Did Bill Clinton lie to the American people?
Yes.
Why do you have one standard for him and another standard for a Republican?
I have the same standard for both of them.
No, you don’t. Because you didn’t write an article asking for his impeachment.
Actually, what I’m trying to tell you is that if you, as Senator Graham put it a few months ago very intelligently, if you apply the same standard to Bush that was applied to Clinton, then it’s impeachable. He should be impeached. Absolutely.
Ann…
Because as Alexander Hamilton said in The Federalist Papers, this has to do with the immediate consequences and harm done to society. What could be greater harm than the deaths of American soldiers…
Excuse me. The immediate consequences…Sir, you have yet to…
… in Iraq, who have been sent to Iraq on a fraudulent pretext, utterly…
My patience is really running thin.
… and they’re dying.
Could you please be quiet, because there are other people on the panel?
OK. Sure.
The idea here, he cannot give a specific example.
I did give a specific example.
He’s full of crap.
I did give an example.
And this is just, hatred of George W. Bush now has become a sport for these guys.
Ann Coulter?
First of all, I agree with you. I hate to treat this seriously by responding, but the particular lie that he cited as his leading, case in chief of the president lying, yes, Bush cited something like the Atomic Energy Commission. He misspoke.
Right.
It was the International Institute for Strategic Studies or something. He misspoke about the name of the institute.
No, he didn’t. He didn’t.
It’s my turn now. You stop that.
OK.
Point two, as you know, I’m something of an authority on the grounds for impeachment. And this is precisely the sort of thing that impeachment is not for. I mean, it’s not for policy disagreements. It’s certainly not for something that is in the president’s prerogative, such as waging war, for example.
To take a decision that I think is appalling, but is not grounds for impeachment. Bill Clinton sending a small Cuban boy back to a Bolshevik monster in Cuba. That is not grounds for impeachment, because that is part of the president’s authority.
Ann…
You don’t impeach for disagreements over policy. It is for misbehavior; that is what misdemeanor means. It’s for bad decorum.
Ann, we didn’t let Rick make a speech. You can’t make a speech, either.
Well, actually, you did.
I know it’s hard, but if you look to your left, I know that’s difficult.
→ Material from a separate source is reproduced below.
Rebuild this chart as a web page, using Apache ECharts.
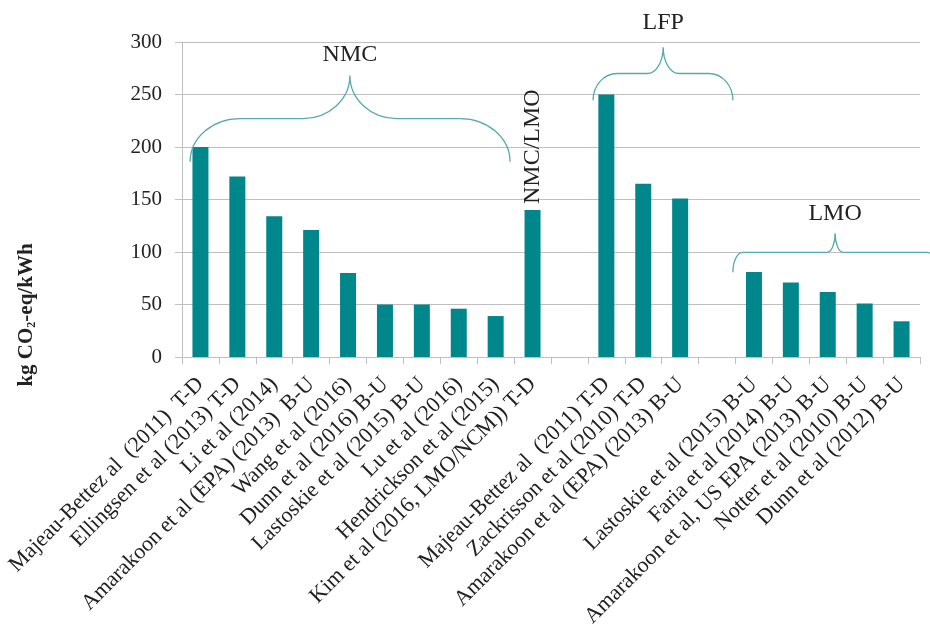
<!DOCTYPE html>
<html>
<head>
<meta charset="utf-8">
<script src="https://cdn.jsdelivr.net/npm/echarts@6/dist/echarts.min.js"></script>
<style>html,body{margin:0;padding:0;background:#fff}#c{width:930px;height:630px}</style>
</head>
<body>
<div id="c"></div>
<script>
// ---- data ----
const categories = [
  'Majeau-Bettez al  (2011)  T-D',
  'Ellingsen et al (2013) T-D',
  'Li et al (2014)',
  'Amarakoon et al (EPA) (2013)  B-U',
  'Wang et al (2016)',
  'Dunn et al (2016) B-U',
  'Lastoskie et al (2015) B-U',
  'Lu et al (2016)',
  'Hendrickson et al (2015)',
  'Kim et al (2016, LMO/NCM)) T-D',
  ' ',
  'Majeau-Bettez al  (2011) T-D',
  'Zackrisson et al (2010) T-D',
  'Amarakoon et al (EPA) (2013) B-U',
  '  ',
  'Lastoskie et al (2015) B-U',
  'Faria et al (2014) B-U',
  'Amarakoon et al, US EPA (2013) B-U',
  'Notter et al (2010) B-U',
  'Dunn et al (2012) B-U'
];
const values = [200, 172, 134, 121, 80, 50, 50, 46, 39, 140, null, 250, 165, 151, null, 81, 71, 62, 51, 34];
const barTopLabels = ['', '', '', '', '', '', '', '', '', 'NMC/LMO', '', '', '', '', '', '', '', '', '', ''];
const yTicks = [0, 50, 100, 150, 200, 250, 300];
const groupNames = ['NMC', 'LFP', 'LMO'];

// ---- brace annotations (category units / value units) ----
const braces = [
  { from: -0.28, tip: 4.05, to: 8.39, end: 186, flat: 227, top: 268, labelAt: 288, r: 1.35, w: 1.27 },
  { from: 10.64, tip: 12.54, to: 14.43, end: 244.5, flat: 270, top: 295, labelAt: 318.5, r: 0.65, w: 0.43 },
  { from: 14.43, tip: 17.2, to: 19.97, end: 80.7, flat: 99.7, top: 117.8, labelAt: 136, r: 0.27, w: 0.22 }
];

const TEAL = '#00878c';
const BRACE = '#55aab0';
const TEXT = '#222';
const GRID = '#bfbfbf';
const SERIF = '"Liberation Serif", "DejaVu Serif", serif';

const chart = echarts.init(document.getElementById('c'));

function braceItem(params, api) {
  const b = braces[params.dataIndex];
  const x0c = api.coord([0, 0])[0];
  const cw = api.size([1, 0])[0];
  const X = u => x0c + u * cw;
  const Y = v => api.coord([0, v])[1];
  const k = 0.552;
  const xa = X(b.from), xt = X(b.tip), xb = X(b.to);
  const yE = Y(b.end), yF = Y(b.flat), yT = Y(b.top);
  const r = b.r * cw, w = b.w * cw;
  const h = yE - yF, hT = yF - yT;
  const d = [
    'M', xa, yE,
    'C', xa, yE - k * h, xa + r - k * r, yF, xa + r, yF,
    'L', xt - w, yF,
    'C', xt - w + k * w, yF, xt, yT + k * hT, xt, yT,
    'C', xt, yT + k * hT, xt + w - k * w, yF, xt + w, yF,
    'L', xb - r, yF,
    'C', xb - r + k * r, yF, xb, yE - k * h, xb, yE
  ].join(' ');
  return {
    type: 'group',
    children: [
      { type: 'path', shape: { pathData: d }, style: { fill: null, stroke: BRACE, lineWidth: 1.3 } },
      { type: 'text', x: xt, y: Y(b.labelAt),
        style: { text: groupNames[params.dataIndex], fill: TEXT, font: '24px ' + SERIF, align: 'center', verticalAlign: 'middle' } }
    ]
  };
}

chart.setOption({
  animation: false,
  backgroundColor: '#fff',
  grid: { left: 182, right: 10, top: 42, bottom: 273, outerBoundsMode: 'none', containLabel: false },
  xAxis: {
    type: 'category',
    data: categories,
    axisLine: { show: true, lineStyle: { color: GRID, width: 1 } },
    axisTick: { show: true, length: 7, alignWithLabel: false, lineStyle: { color: GRID } },
    axisLabel: { interval: 0, rotate: 45, margin: 24, color: TEXT, fontFamily: SERIF, fontSize: 22 }
  },
  yAxis: {
    type: 'value',
    min: yTicks[0], max: yTicks[yTicks.length - 1], interval: 50,
    axisLine: { show: true, lineStyle: { color: GRID } },
    axisTick: { show: true, length: 7, lineStyle: { color: GRID } },
    splitLine: { lineStyle: { color: GRID } },
    axisLabel: { margin: 20, color: TEXT, fontFamily: SERIF, fontSize: 21 }
  },
  graphic: [{
    type: 'text', x: 27, y: 315, rotation: Math.PI / 2,
    style: {
      text: '{a|kg CO}{s|2}{a|-eq/kWh}', align: 'center', verticalAlign: 'middle',
      rich: {
        a: { font: 'bold 21px ' + SERIF, fill: TEXT },
        s: { font: 'bold 12px ' + SERIF, fill: TEXT, verticalAlign: 'bottom', padding: [8, 0, 0, 0] }
      }
    }
  }],
  series: [
    {
      type: 'bar',
      barWidth: 16,
      itemStyle: { color: TEAL },
      data: values.map((v, i) => ({
        value: v,
        label: barTopLabels[i] ? {
          show: true, position: 'top', rotate: 90, align: 'left', verticalAlign: 'middle', distance: 6,
          formatter: barTopLabels[i], color: TEXT, fontFamily: SERIF, fontSize: 24
        } : { show: false }
      }))
    },
    {
      type: 'custom',
      renderItem: braceItem,
      data: braces.map((b, i) => [i]),
      z: 5,
      silent: true
    }
  ]
});
</script>
</body>
</html>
Look, I don’t think he should be impeached. I disagree with Rick about that.
That’s very big of you.
Thank you. I think I’d rather put our time and effort toward 2004, and just like I don’t think Bill Clinton should have been impeached, I don’t.
But I understand Rick’s point. There are many Americans who increasingly seem to feel that we were not leveled with, for whatever reason, whether it was Bush who did it or people in his administration who gave him false information.
He did say the IAEA reported that Iraq was six months away from a nuclear capability, which turned out not to be true. It’s a scare tactic.
He got the name of the institute wrong.
Saying
I misspoke,and they said they misspoke about a number of things. Misspoke about uranium. They misspoke about tubes, misspoke about how many things.Right.
Misspoke lets him off the hook?
No. Liberals don’t want to fight terrorism. You want there to be lots of 9/11’s.